▸ What the task requires
Write out the material exactly, leaving every picture behind.
----- Provided material -----
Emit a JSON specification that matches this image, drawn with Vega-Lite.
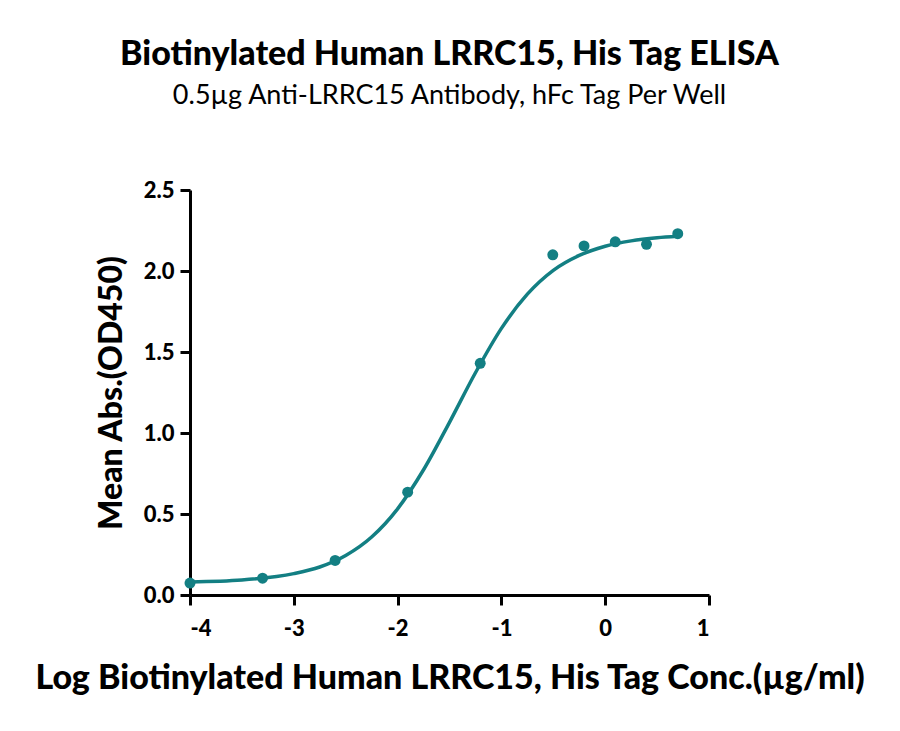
{
  "$schema": "https://vega.github.io/schema/vega-lite/v6.json",
  "autosize": "none",
  "width": 519,
  "height": 405,
  "padding": {"left": 190, "top": 190, "right": 191, "bottom": 136},
  "background": "white",
  "config": {
    "view": {"stroke": null},
    "font": "Lato",
    "axis": {
      "grid": false,
      "domainColor": "black",
      "domainWidth": 3,
      "tickColor": "black",
      "tickWidth": 3,
      "tickSize": 10,
      "labelColor": "black",
      "labelFont": "Lato",
      "labelFontWeight": 900,
      "labelFontSize": 22,
      "titleColor": "black",
      "titleFont": "Lato",
      "titleFontWeight": 900
    }
  },
  "title": {
    "text": "Biotinylated Human LRRC15, His Tag ELISA",
    "subtitle": "0.5µg Anti-LRRC15 Antibody, hFc Tag Per Well",
    "font": "Lato",
    "fontSize": 34,
    "fontWeight": 900,
    "color": "black",
    "subtitleFont": "Lato",
    "subtitleFontSize": 27,
    "subtitleColor": "black",
    "subtitlePadding": 11,
    "anchor": "middle",
    "offset": 70
  },
  "datasets": {
    "points": [
      {"logConc": -4.0, "od": 0.074},
      {"logConc": -3.301, "od": 0.104},
      {"logConc": -2.602, "od": 0.213},
      {"logConc": -1.903, "od": 0.635},
      {"logConc": -1.204, "od": 1.43},
      {"logConc": -0.505, "od": 2.10},
      {"logConc": -0.204, "od": 2.155},
      {"logConc": 0.097, "od": 2.18},
      {"logConc": 0.398, "od": 2.165},
      {"logConc": 0.699, "od": 2.23}
    ],
    "curve": [
      {"logConc": -4.0, "od": 0.081},
      {"logConc": -3.5, "od": 0.093},
      {"logConc": -3.0, "od": 0.132},
      {"logConc": -2.75, "od": 0.173},
      {"logConc": -2.5, "od": 0.244},
      {"logConc": -2.25, "od": 0.358},
      {"logConc": -2.0, "od": 0.532},
      {"logConc": -1.75, "od": 0.773},
      {"logConc": -1.5, "od": 1.066},
      {"logConc": -1.25, "od": 1.372},
      {"logConc": -1.0, "od": 1.646},
      {"logConc": -0.75, "od": 1.857},
      {"logConc": -0.5, "od": 2.004},
      {"logConc": -0.25, "od": 2.096},
      {"logConc": 0.0, "od": 2.153},
      {"logConc": 0.25, "od": 2.186},
      {"logConc": 0.5, "od": 2.205},
      {"logConc": 0.699, "od": 2.214}
    ]
  },
  "encoding": {
    "x": {
      "field": "logConc",
      "type": "quantitative",
      "scale": {"domain": [-4, 1], "nice": false, "zero": false},
      "axis": {
        "values": [-4, -3, -2, -1, 0, 1],
        "labelExpr": "datum.value < 0 ? '-' + abs(datum.value) : '' + datum.value",
        "labelPadding": 13,
        "title": "Log Biotinylated Human LRRC15, His Tag Conc.(µg/ml)",
        "titleFontSize": 34,
        "titlePadding": 22
      }
    },
    "y": {
      "field": "od",
      "type": "quantitative",
      "scale": {"domain": [0, 2.5], "nice": false},
      "axis": {
        "values": [0, 0.5, 1, 1.5, 2, 2.5],
        "format": ".1f",
        "labelPadding": 6,
        "title": "Mean Abs.(OD450)",
        "titleFontSize": 32,
        "titlePadding": 15
      }
    }
  },
  "layer": [
    {
      "data": {"name": "curve"},
      "mark": {"type": "line", "interpolate": "monotone", "color": "#137F83", "strokeWidth": 3.5}
    },
    {
      "data": {"name": "points"},
      "mark": {"type": "point", "filled": true, "opacity": 1, "size": 120, "color": "#137F83"}
    }
  ]
}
-----
▸ Finished answer
Emit a JSON specification that matches this image, drawn with Vega-Lite.
{
  "$schema": "https://vega.github.io/schema/vega-lite/v6.json",
  "autosize": "none",
  "width": 519,
  "height": 405,
  "padding": {"left": 190, "top": 190, "right": 191, "bottom": 136},
  "background": "white",
  "config": {
    "view": {"stroke": null},
    "font": "Lato",
    "axis": {
      "grid": false,
      "domainColor": "black",
      "domainWidth": 3,
      "tickColor": "black",
      "tickWidth": 3,
      "tickSize": 10,
      "labelColor": "black",
      "labelFont": "Lato",
      "labelFontWeight": 900,
      "labelFontSize": 22,
      "titleColor": "black",
      "titleFont": "Lato",
      "titleFontWeight": 900
    }
  },
  "title": {
    "text": "Biotinylated Human LRRC15, His Tag ELISA",
    "subtitle": "0.5µg Anti-LRRC15 Antibody, hFc Tag Per Well",
    "font": "Lato",
    "fontSize": 34,
    "fontWeight": 900,
    "color": "black",
    "subtitleFont": "Lato",
    "subtitleFontSize": 27,
    "subtitleColor": "black",
    "subtitlePadding": 11,
    "anchor": "middle",
    "offset": 70
  },
  "datasets": {
    "points": [
      {"logConc": -4.0, "od": 0.074},
      {"logConc": -3.301, "od": 0.104},
      {"logConc": -2.602, "od": 0.213},
      {"logConc": -1.903, "od": 0.635},
      {"logConc": -1.204, "od": 1.43},
      {"logConc": -0.505, "od": 2.10},
      {"logConc": -0.204, "od": 2.155},
      {"logConc": 0.097, "od": 2.18},
      {"logConc": 0.398, "od": 2.165},
      {"logConc": 0.699, "od": 2.23}
    ],
    "curve": [
      {"logConc": -4.0, "od": 0.081},
      {"logConc": -3.5, "od": 0.093},
      {"logConc": -3.0, "od": 0.132},
      {"logConc": -2.75, "od": 0.173},
      {"logConc": -2.5, "od": 0.244},
      {"logConc": -2.25, "od": 0.358},
      {"logConc": -2.0, "od": 0.532},
      {"logConc": -1.75, "od": 0.773},
      {"logConc": -1.5, "od": 1.066},
      {"logConc": -1.25, "od": 1.372},
      {"logConc": -1.0, "od": 1.646},
      {"logConc": -0.75, "od": 1.857},
      {"logConc": -0.5, "od": 2.004},
      {"logConc": -0.25, "od": 2.096},
      {"logConc": 0.0, "od": 2.153},
      {"logConc": 0.25, "od": 2.186},
      {"logConc": 0.5, "od": 2.205},
      {"logConc": 0.699, "od": 2.214}
    ]
  },
  "encoding": {
    "x": {
      "field": "logConc",
      "type": "quantitative",
      "scale": {"domain": [-4, 1], "nice": false, "zero": false},
      "axis": {
        "values": [-4, -3, -2, -1, 0, 1],
        "labelExpr": "datum.value < 0 ? '-' + abs(datum.value) : '' + datum.value",
        "labelPadding": 13,
        "title": "Log Biotinylated Human LRRC15, His Tag Conc.(µg/ml)",
        "titleFontSize": 34,
        "titlePadding": 22
      }
    },
    "y": {
      "field": "od",
      "type": "quantitative",
      "scale": {"domain": [0, 2.5], "nice": false},
      "axis": {
        "values": [0, 0.5, 1, 1.5, 2, 2.5],
        "format": ".1f",
        "labelPadding": 6,
        "title": "Mean Abs.(OD450)",
        "titleFontSize": 32,
        "titlePadding": 15
      }
    }
  },
  "layer": [
    {
      "data": {"name": "curve"},
      "mark": {"type": "line", "interpolate": "monotone", "color": "#137F83", "strokeWidth": 3.5}
    },
    {
      "data": {"name": "points"},
      "mark": {"type": "point", "filled": true, "opacity": 1, "size": 120, "color": "#137F83"}
    }
  ]
}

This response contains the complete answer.